- **Raw data**
*-*-*

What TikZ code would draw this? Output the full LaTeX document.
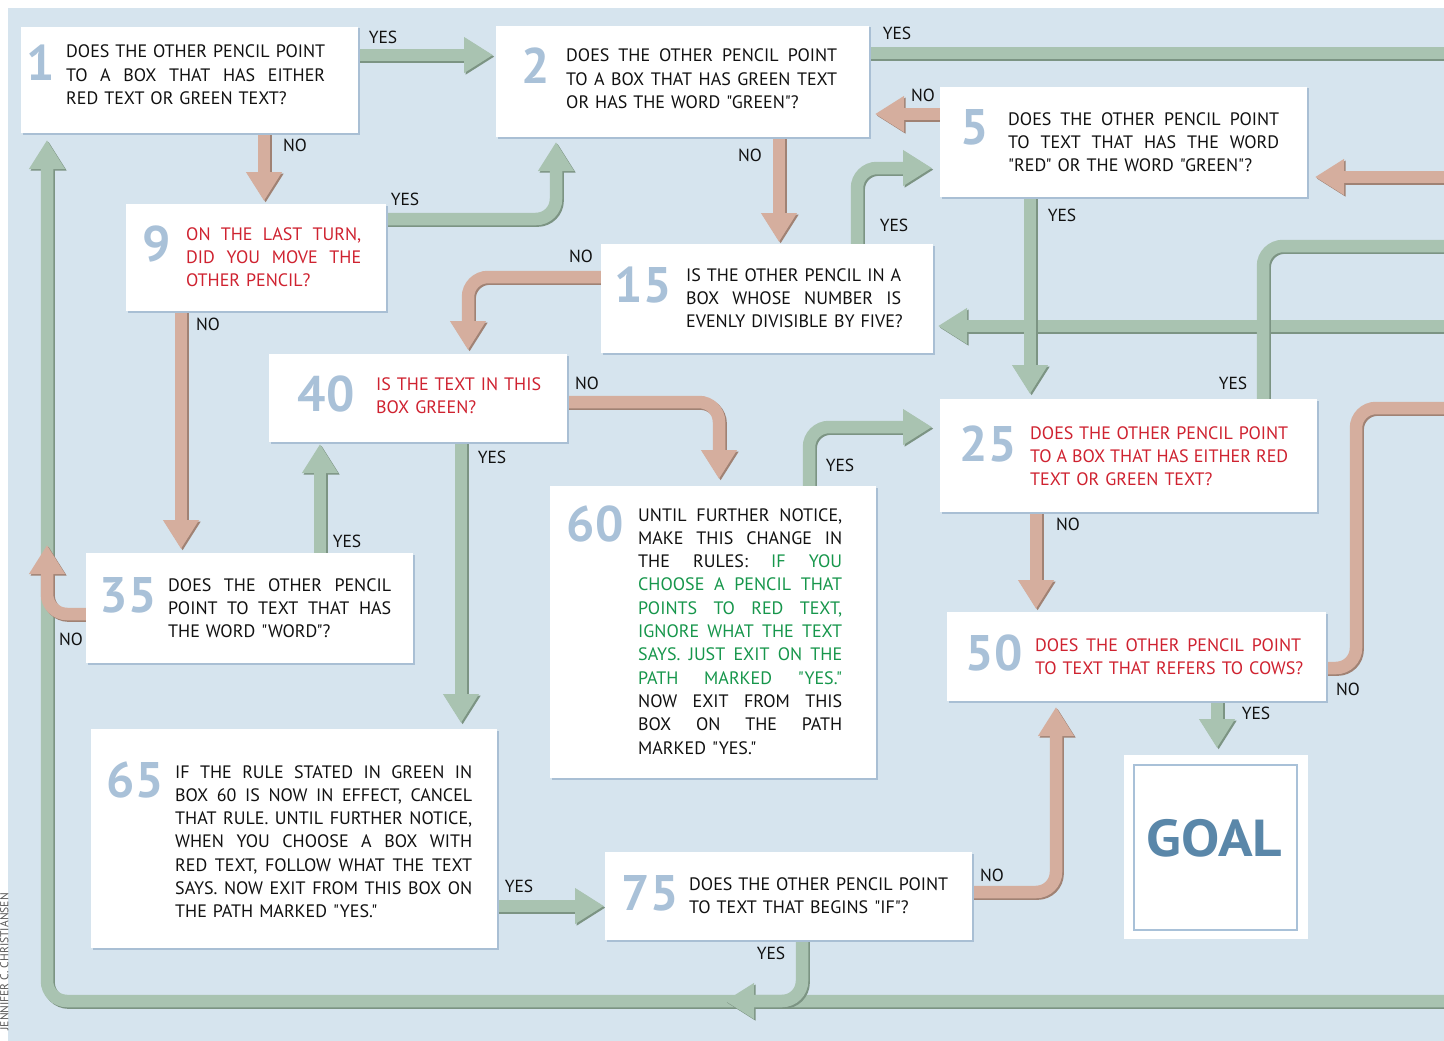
\documentclass[tikz,border=0pt]{standalone}
\usepackage{fontspec}
\setmainfont{PT Sans}[Ligatures=TeXOff]
\usetikzlibrary{arrows.meta,calc}

\definecolor{paper}{HTML}{D6E4EE}
\definecolor{boxedge}{HTML}{A9BFD4}
\definecolor{numblue}{HTML}{A9C1D8}
\definecolor{qred}{HTML}{CF2230}
\definecolor{qgreen}{HTML}{16964B}
\definecolor{yesfill}{HTML}{A9C3B1}
\definecolor{yesdark}{HTML}{7C9483}
\definecolor{nofill}{HTML}{D5AE9E}
\definecolor{nodark}{HTML}{A08274}
\definecolor{goalblue}{HTML}{5A87A9}
\definecolor{ink}{HTML}{111111}

\pgfdeclarelayer{bg}
\pgfdeclarelayer{flow}
\pgfsetlayers{bg,flow,main}

% a fully justified line of box text (interword spaces free to stretch)
\newcommand\jl[1]{\makebox[\hsize][s]{\spaceskip=0pt\xspaceskip=0pt\relax #1}}
% a wide band arrow with a darker edge on its lower right side
\newcommand\flow[3]{%
  \draw[#1shade,#2,transform canvas={shift={(1.6pt,-1.6pt)}}] #3;
  \draw[#1band,#2] #3;}

\tikzset{
  box/.style={fill=white, anchor=north west, inner sep=0pt, outer sep=0pt,
    preaction={fill=boxedge, transform canvas={shift={(1.5pt,-1.5pt)}}}},
  num/.style={font=\fontsize{50}{50}\selectfont\bfseries, text=numblue, inner sep=0pt},
  txt/.style={anchor=base west, inner sep=0pt, align=left, text=ink,
    font=\fontsize{18}{23.3}\selectfont},
  redtxt/.style={txt, text=qred},
  lbl/.style={font=\fontsize{17.5}{20}\selectfont, text=ink, inner sep=0pt},
  yesband/.style={draw=yesfill, line width=12.5pt, rounded corners=20pt},
  yesshade/.style={draw=yesdark, line width=12.5pt, rounded corners=20pt},
  noband/.style={draw=nofill, line width=12.5pt, rounded corners=20pt},
  noshade/.style={draw=nodark, line width=12.5pt, rounded corners=20pt},
  tipped/.style={-{Triangle[length=29pt,width=34pt]}},
}

\begin{document}
\begin{tikzpicture}[x=1pt,y=-1pt]
\useasboundingbox (0,0) rectangle (1444,1041);
\begin{pgfonlayer}{bg}
  \fill[white] (0,0) rectangle (1444,1041);
  \fill[paper] (8,8) rectangle (1444,1041);
\end{pgfonlayer}

% credit along the left margin
\node[rotate=90, anchor=base east, inner sep=0pt, text=black!65,
  font=\fontsize{11.5}{11.5}\selectfont] (credit) at (8.5,893) {JENNIFER C. CHRISTIANSEN};

% question boxes
\node[box, minimum width=337pt, minimum height=106pt] (b1) at (21,27) {};
\node[box, minimum width=373pt, minimum height=111pt] (b2) at (496,26) {};
\node[box, minimum width=367pt, minimum height=110pt] (b5) at (940,87) {};
\node[box, minimum width=260pt, minimum height=107pt] (b9) at (126,204) {};
\node[box, minimum width=332pt, minimum height=109pt] (b15) at (601,244) {};
\node[box, minimum width=298pt, minimum height=88pt] (b40) at (269,354) {};
\node[box, minimum width=377pt, minimum height=113pt] (b25) at (940,399) {};
\node[box, minimum width=326pt, minimum height=292pt] (b60) at (550,486) {};
\node[box, minimum width=327pt, minimum height=110pt] (b35) at (86,553) {};
\node[box, minimum width=379pt, minimum height=89pt] (b50) at (947,612) {};
\node[box, minimum width=406pt, minimum height=219pt] (b65) at (91,729) {};
\node[box, minimum width=367pt, minimum height=88pt] (b75) at (605,852) {};

% goal
\node[fill=white, anchor=north west, inner sep=0pt, outer sep=0pt,
  minimum width=184pt, minimum height=184pt] (goal) at (1124,755) {};
\node[draw=numblue, line width=2.5pt, inner sep=0pt,
  minimum width=163pt, minimum height=165pt] (goalframe) at (1215.5,847.5) {};
\node[font=\fontsize{52}{52}\selectfont\bfseries, text=goalblue, inner sep=0pt]
  (goaltext) at (1214.5,838) {\scalebox{1.1}[1]{GOAL}};

% box numbers
\node[num] (n1) at (41,63) {1};
\node[num] (n2) at (536,66) {2};
\node[num] (n5) at (975,127) {5};
\node[num] (n9) at (157,244) {9};
\node[num] (n15) at (643,285) {15};
\node[num] (n40) at (326,394) {40};
\node[num] (n25) at (988,444) {25};
\node[num] (n60) at (595,524) {60};
\node[num] (n35) at (128,595) {35};
\node[num] (n50) at (994,653) {50};
\node[num] (n65) at (135,780) {65};
\node[num] (n75) at (650,893) {75};

% box texts
\node[txt, text width=259pt] (t1) at (66,58)
  {\jl{DOES THE OTHER PENCIL POINT}\\\jl{TO A BOX THAT HAS EITHER}\\\mbox{RED TEXT OR GREEN TEXT?}};
\node[txt, text width=271pt] (t2) at (566,62)
  {\jl{DOES THE OTHER PENCIL POINT}\\\jl{TO A BOX THAT HAS GREEN TEXT}\\\mbox{OR HAS THE WORD "GREEN"?}};
\node[txt, text width=271pt] (t5) at (1008,125)
  {\jl{DOES THE OTHER PENCIL POINT}\\\jl{TO TEXT THAT HAS THE WORD}\\\mbox{"RED" OR THE WORD "GREEN"?}};
\node[redtxt, text width=175pt] (t9) at (186,240)
  {\jl{ON THE LAST TURN,}\\\jl{DID YOU MOVE THE}\\\mbox{OTHER PENCIL?}};
\node[txt, text width=215pt] (t15) at (686,281)
  {\jl{IS THE OTHER PENCIL IN A}\\\jl{BOX WHOSE NUMBER IS}\\\mbox{EVENLY DIVISIBLE BY FIVE?}};
\node[redtxt, text width=170pt] (t40) at (376,390)
  {\mbox{IS THE TEXT IN THIS}\\\mbox{BOX GREEN?}};
\node[redtxt, text width=258pt] (t25) at (1030,439)
  {\jl{DOES THE OTHER PENCIL POINT}\\\jl{TO A BOX THAT HAS EITHER RED}\\\mbox{TEXT OR GREEN TEXT?}};
\node[txt, text width=204pt] (t60) at (638,521)
  {\jl{UNTIL FURTHER NOTICE,}\\
   \jl{MAKE THIS CHANGE IN}\\
   \jl{THE RULES: \textcolor{qgreen}{IF YOU}}\\
   \jl{\color{qgreen}CHOOSE A PENCIL THAT}\\
   \jl{\color{qgreen}POINTS TO RED TEXT,}\\
   \jl{\color{qgreen}IGNORE WHAT THE TEXT}\\
   \jl{\color{qgreen}SAYS. JUST EXIT ON THE}\\
   \jl{\color{qgreen}PATH MARKED "YES."}\\
   \jl{NOW EXIT FROM THIS}\\
   \jl{BOX ON THE PATH}\\
   \mbox{MARKED "YES."}};
\node[txt, text width=223pt] (t35) at (168,591)
  {\jl{DOES THE OTHER PENCIL}\\\jl{POINT TO TEXT THAT HAS}\\\mbox{THE WORD "WORD"?}};
\node[redtxt, text width=266pt] (t50) at (1035,651)
  {\jl{DOES THE OTHER PENCIL POINT}\\\mbox{TO TEXT THAT REFERS TO COWS?}};
\node[txt, text width=297pt] (t65) at (175,778)
  {\jl{IF THE RULE STATED IN GREEN IN}\\
   \jl{BOX 60 IS NOW IN EFFECT, CANCEL}\\
   \jl{THAT RULE. UNTIL FURTHER NOTICE,}\\
   \jl{WHEN YOU CHOOSE A BOX WITH}\\
   \jl{RED TEXT, FOLLOW WHAT THE TEXT}\\
   \jl{SAYS. NOW EXIT FROM THIS BOX ON}\\
   \mbox{THE PATH MARKED "YES."}};
\node[txt, text width=260pt] (t75) at (689,890)
  {\mbox{DOES THE OTHER PENCIL POINT}\\\mbox{TO TEXT THAT BEGINS "IF"?}};

% connectors
\coordinate (loopin) at (1450,1001);
\coordinate (loopjoin) at (725,1001);
\coordinate (r8tip) at (47,545);
\coordinate (g3out) at (1450,53);
\coordinate (g6in) at (1450,326);
\coordinate (g7out) at (1450,246);
\coordinate (r4in) at (1450,177);
\coordinate (r10out) at (1450,408);

\begin{pgfonlayer}{flow}
  % long return path along the bottom and up the left side
  \flow{yes}{tipped}{(loopin) -| ($(b1.south west)+(26,7)$)}
  \flow{no}{tipped}{($(b35.north west)+(0,61)$) -| (r8tip)}
  \flow{yes}{tipped}{($(b75.south west)+(197,0)$) |- (loopjoin)}
  % YES paths
  \flow{yes}{tipped}{($(b1.north east)+(0,28)$) -- ($(b2.north west)+(-3,29)$)}
  \flow{yes}{tipped}{($(b9.north east)+(0,15)$) -| ($(b2.south west)+(60,5)$)}
  \flow{yes}{-}{($(b2.north east)+(0,27)$) -- (g3out)}
  \flow{yes}{tipped}{($(b15.north west)+(256,0)$) |- ($(b5.north west)+(-8,81)$)}
  \flow{yes}{tipped}{(g6in) -- ($(b15.north east)+(5,82)$)}
  \flow{yes}{tipped}{($(b5.south west)+(90,0)$) -- ($(b25.north west)+(90,-5)$)}
  \flow{yes}{-}{($(b25.north west)+(323,0)$) |- (g7out)}
  \flow{yes}{tipped}{($(b60.north west)+(259,0)$) |- ($(b25.north west)+(-8,28)$)}
  \flow{yes}{tipped}{($(b35.north west)+(234,0)$) -- ($(b40.south west)+(51,2)$)}
  \flow{yes}{tipped}{($(b40.south west)+(192,0)$) -- ($(b65.north west)+(370,-6)$)}
  \flow{yes}{tipped}{($(b65.north east)+(0,177)$) -- ($(b75.north west)+(-1,54)$)}
  \flow{yes}{tipped}{($(b50.south west)+(270,0)$) -- ($(goal.north west)+(93,-7)$)}
  % NO paths
  \flow{no}{tipped}{($(b1.south west)+(243,0)$) -- ($(b9.north west)+(138,-3)$)}
  \flow{no}{tipped}{($(b2.south west)+(283,0)$) -- ($(b15.north west)+(178,-2)$)}
  \flow{no}{tipped}{($(b5.north west)+(0,27)$) -- ($(b2.north east)+(6,88)$)}
  \flow{no}{tipped}{(r4in) -- ($(b5.north east)+(8,90)$)}
  \flow{no}{tipped}{($(b15.north west)+(0,33)$) -| ($(b40.north west)+(199,-4)$)}
  \flow{no}{tipped}{($(b40.north east)+(0,48)$) -| ($(b60.north west)+(169,-7)$)}
  \flow{no}{tipped}{($(b9.south west)+(55,0)$) -- ($(b35.north west)+(95,-4)$)}
  \flow{no}{tipped}{($(b25.south west)+(96,0)$) -- ($(b50.north west)+(89,-3)$)}
  \flow{no}{-}{($(b50.north east)+(0,56)$) -| ([xshift=-94pt]r10out) -- (r10out)}
  \flow{no}{tipped}{($(b75.north east)+(0,40)$) -| ($(b50.south west)+(109,6)$)}
\end{pgfonlayer}

% path labels
\node[lbl] (l1) at (383,37) {YES};
\node[lbl] (l2) at (295,145) {NO};
\node[lbl] (l3) at (405,199) {YES};
\node[lbl] (l4) at (208,324) {NO};
\node[lbl] (l5) at (897,33) {YES};
\node[lbl] (l6) at (923,95) {NO};
\node[lbl] (l7) at (750,155) {NO};
\node[lbl] (l8) at (894,225) {YES};
\node[lbl] (l9) at (581,256) {NO};
\node[lbl] (l10) at (1062,215) {YES};
\node[lbl] (l11) at (1233,383) {YES};
\node[lbl] (l12) at (587,383) {NO};
\node[lbl] (l13) at (492,457) {YES};
\node[lbl] (l14) at (840,465) {YES};
\node[lbl] (l15) at (347,541) {YES};
\node[lbl] (l16) at (1068,524) {NO};
\node[lbl] (l17) at (71,639) {NO};
\node[lbl] (l18) at (1256,713) {YES};
\node[lbl] (l19) at (1348,689) {NO};
\node[lbl] (l20) at (519,886) {YES};
\node[lbl] (l21) at (992,875) {NO};
\node[lbl] (l22) at (771,953) {YES};
\end{tikzpicture}
\end{document}
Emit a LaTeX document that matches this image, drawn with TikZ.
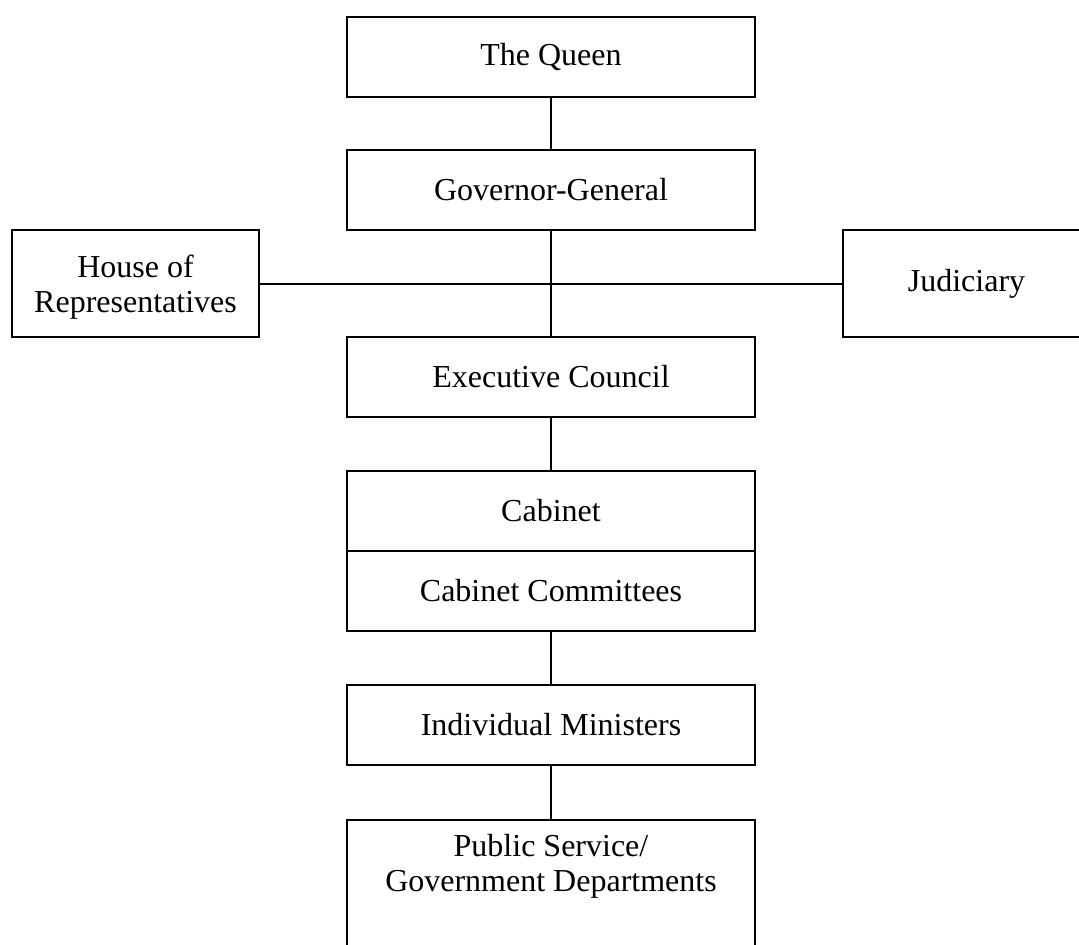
\documentclass[tikz,border=0pt]{standalone}
\usepackage{fontspec}
\setmainfont{Liberation Serif}
\usetikzlibrary{positioning}

\begin{document}
\begin{tikzpicture}[x=0.5pt,y=-0.5pt,font=\fontsize{16}{17.5}\selectfont,line width=1pt,
  box/.style={draw,align=center,minimum width=204pt,minimum height=40pt,inner sep=0pt},
  side/.style={draw,align=center,minimum width=123.5pt,minimum height=53.5pt,inner sep=0pt}]
  \clip (0,0) rectangle (1079,944);
  \node[box] (queen) at (551,56.5) {The Queen};
  \node[box] (gov) at (551,190) {Governor-General};
  \node[side,text depth=0pt] (house) at (135.5,283.5) {House of\\Representatives};
  \node[side] (judi) at (966.5,283.5) {Judiciary};
  \node[box] (exec) at (551,377) {Executive Council};
  \node[box] (cab) at (551,511) {Cabinet};
  \node[box,below=-1pt of cab] (cabcom) {Cabinet Committees};
  \node[box] (mini) at (551,725) {Individual Ministers};
  % box runs off the page
  \node[box,minimum height=80pt,anchor=north] (pub) at (551,819) {};
  \node[align=center] (pubtext) at (551,866) {Public Service/\\Government Departments};
  \draw (queen) -- (gov);
  \draw (gov) -- (exec);
  \draw (house) -- (judi);
  \draw (exec) -- (cab);
  \draw (cabcom) -- (mini);
  \draw (mini) -- (pub);
\end{tikzpicture}
\end{document}
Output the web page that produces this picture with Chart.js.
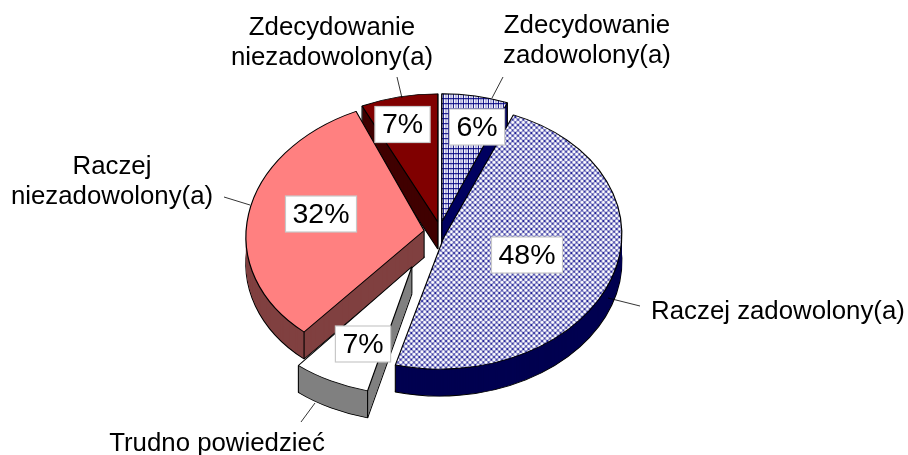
<!DOCTYPE html>
<html><head><meta charset="utf-8">
<style>html,body{margin:0;padding:0;background:#fff}#w{width:908px;height:455px;position:relative}</style>
<script src="https://cdn.jsdelivr.net/npm/chart.js@4"></script>
</head><body><div id="w"><canvas id="c" width="908" height="455"></canvas></div>
<script>
const categories = ["Zdecydowanie zadowolony(a)", "Raczej zadowolony(a)", "Trudno powiedzieć", "Raczej niezadowolony(a)", "Zdecydowanie niezadowolony(a)"];
const values = [6, 48, 7, 32, 7];
const percentLabels = ["6%", "48%", "7%", "32%", "7%"];
const topColors = ["tile", "lattice", "#ffffff", "#ff8080", "#800000"];
const sideColors = ["#000060", "#000050", "#808080", "#804040", "#400000"];
const explode = [10, 4, 62, 16, 10];
const nudgeY = [-3, 4.5, -5, 0, -3];
const skew = [0, -0.033, 0, -0.065, 0];
const tilts = [0.72, 0.74, 0.72, 0.74, 0.72];
const drawOrder = [4, 0, 3, 1, 2];

const DEPTH = 27, CX = 440, CY = 232;

function pattern(w, h, paint, s, k) {
  const t = document.createElement('canvas');
  t.width = w; t.height = h;
  const g = t.getContext('2d');
  g.fillStyle = '#fff'; g.fillRect(0, 0, w, h);
  paint(g);
  const p = g.createPattern(t, 'repeat');
  p.setTransform(new DOMMatrix([1, 0, s * k, k, 0, 0]).inverse());
  return p;
}
const tile = pattern(5, 5, g => {
  g.fillStyle = '#b8b8e0'; g.fillRect(2, 0, 2, 5);
  g.fillStyle = '#000080'; g.fillRect(0, 0, 1, 5); g.fillRect(0, 0, 5, 1);
}, skew[0], tilts[0]);
const lattice = pattern(16, 16, g => {
  g.fillStyle = '#1c1c94'; g.fillRect(0, 0, 16, 16);
  g.fillStyle = '#fff';
  const step = 16 / 6;
  for (let i = -1; i <= 7; i++) for (let j = -1; j <= 7; j++) {
    if ((i + j + 2) % 2 === 0) {
      g.beginPath(); g.arc(i * step, j * step, 1.72, 0, Math.PI * 2); g.fill();
    }
  }
}, skew[1], tilts[1]);
const fills = topColors.map(c => c === 'tile' ? tile : c === 'lattice' ? lattice : c);

const labelBoxes = [
  {x: 477, y: 127}, {x: 527, y: 255}, {x: 363, y: 344}, {x: 321, y: 214}, {x: 402.5, y: 124.5}
];
const outerText = [
  {lines: ["Zdecydowanie", "zadowolony(a)"], x: 587, y: 26},
  {lines: ["Raczej zadowolony(a)"], x: 778, y: 312},
  {lines: ["Trudno powiedzieć"], x: 217, y: 444},
  {lines: ["Raczej", "niezadowolony(a)"], x: 112, y: 167},
  {lines: ["Zdecydowanie", "niezadowolony(a)"], x: 332, y: 28}
];
const leaders = [
  [503, 77, 492, 98], [640, 306, 608, 298], [301, 422, 315, 403], [224, 197, 250, 205], [397, 77, 402, 98]
];

const pie3d = {
  id: 'pie3d',
  beforeDatasetDraw(chart, args) {
    const ctx = chart.ctx, meta = chart.getDatasetMeta(args.index);
    const bx = meta.data[0].x, by = meta.data[0].y;
    drawOrder.forEach(i => {
      const el = meta.data[i], base = el.options, s = skew[i], k = tilts[i];
      const mid = (el.startAngle + el.endAngle) / 2;
      const ex = Math.cos(mid) * explode[i], ey = Math.sin(mid) * explode[i];
      const place = (dy) => ctx.setTransform(1, 0, s * k, k, CX - bx + ex - s * k * by, CY + nudgeY[i] + dy + (ey - by) * k);
      el.options = Object.assign({}, base, {backgroundColor: sideColors[i], borderColor: '#000', borderWidth: 1.2});
      ctx.save(); place(DEPTH); el.draw(ctx); ctx.restore();
      el.options = Object.assign({}, base, {backgroundColor: sideColors[i], borderColor: sideColors[i], borderWidth: 0});
      for (let d = DEPTH - 1; d > 0; d--) { ctx.save(); place(d); el.draw(ctx); ctx.restore(); }
      el.options = base;
      // vertical corner edges
      const ax = CX + ex, ay = CY + nudgeY[i] + ey * k;
      const corner = a => {
        const dy = Math.sin(a) * el.outerRadius * k;
        return [ax + Math.cos(a) * el.outerRadius + s * dy, ay + dy];
      };
      ctx.save(); ctx.setTransform(1, 0, 0, 1, 0, 0);
      ctx.strokeStyle = '#000'; ctx.lineWidth = 1.1;
      [[ax, ay], corner(el.startAngle), corner(el.endAngle)].forEach(([sx, sy]) => {
        ctx.beginPath(); ctx.moveTo(sx, sy); ctx.lineTo(sx, sy + DEPTH); ctx.stroke();
      });
      ctx.restore();
      ctx.save(); place(0); el.draw(ctx); ctx.restore();
    });
    return false;
  },
  afterDraw(chart) {
    const ctx = chart.ctx;
    ctx.save();
    ctx.setTransform(1, 0, 0, 1, 0, 0);
    ctx.strokeStyle = '#000'; ctx.lineWidth = 0.8;
    leaders.forEach(l => { ctx.beginPath(); ctx.moveTo(l[0], l[1]); ctx.lineTo(l[2], l[3]); ctx.stroke(); });
    ctx.textAlign = 'center'; ctx.textBaseline = 'middle';
    ctx.font = '25.8px "Liberation Sans"'; ctx.fillStyle = '#000';
    outerText.forEach(o => o.lines.forEach((s, k) => ctx.fillText(s, o.x, o.y + k * 30)));
    ctx.font = '28.5px "Liberation Sans"';
    percentLabels.forEach((s, i) => {
      const b = labelBoxes[i], w = ctx.measureText(s).width + 14, h = 36;
      ctx.fillStyle = '#fff'; ctx.strokeStyle = '#c8c8c8'; ctx.lineWidth = 1.2;
      ctx.fillRect(b.x - w / 2, b.y - h / 2, w, h); ctx.strokeRect(b.x - w / 2, b.y - h / 2, w, h);
      ctx.fillStyle = '#000'; ctx.fillText(s, b.x, b.y + 1);
    });
    ctx.restore();
  }
};

new Chart(document.getElementById('c'), {
  type: 'pie',
  data: {labels: categories, datasets: [{
    data: values, backgroundColor: fills, borderColor: '#000', borderWidth: 1.2, clip: false
  }]},
  options: {
    responsive: false, animation: false, radius: 178,
    layout: {padding: 0},
    plugins: {legend: {display: false}, tooltip: {enabled: false}}
  },
  plugins: [pie3d]
});
</script></body></html>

*-*-*

- **Aim**
Among the records above, locate the line containing "Output the web" and the line containing "const DEPTH = 27, CX = 440, CY = 232;", then transcribe exactly the lines starting at the first and ending at the second, with no pictures.

- **Exercise response**
Output the web page that produces this picture with Chart.js.
<!DOCTYPE html>
<html><head><meta charset="utf-8">
<style>html,body{margin:0;padding:0;background:#fff}#w{width:908px;height:455px;position:relative}</style>
<script src="https://cdn.jsdelivr.net/npm/chart.js@4"></script>
</head><body><div id="w"><canvas id="c" width="908" height="455"></canvas></div>
<script>
const categories = ["Zdecydowanie zadowolony(a)", "Raczej zadowolony(a)", "Trudno powiedzieć", "Raczej niezadowolony(a)", "Zdecydowanie niezadowolony(a)"];
const values = [6, 48, 7, 32, 7];
const percentLabels = ["6%", "48%", "7%", "32%", "7%"];
const topColors = ["tile", "lattice", "#ffffff", "#ff8080", "#800000"];
const sideColors = ["#000060", "#000050", "#808080", "#804040", "#400000"];
const explode = [10, 4, 62, 16, 10];
const nudgeY = [-3, 4.5, -5, 0, -3];
const skew = [0, -0.033, 0, -0.065, 0];
const tilts = [0.72, 0.74, 0.72, 0.74, 0.72];
const drawOrder = [4, 0, 3, 1, 2];

const DEPTH = 27, CX = 440, CY = 232;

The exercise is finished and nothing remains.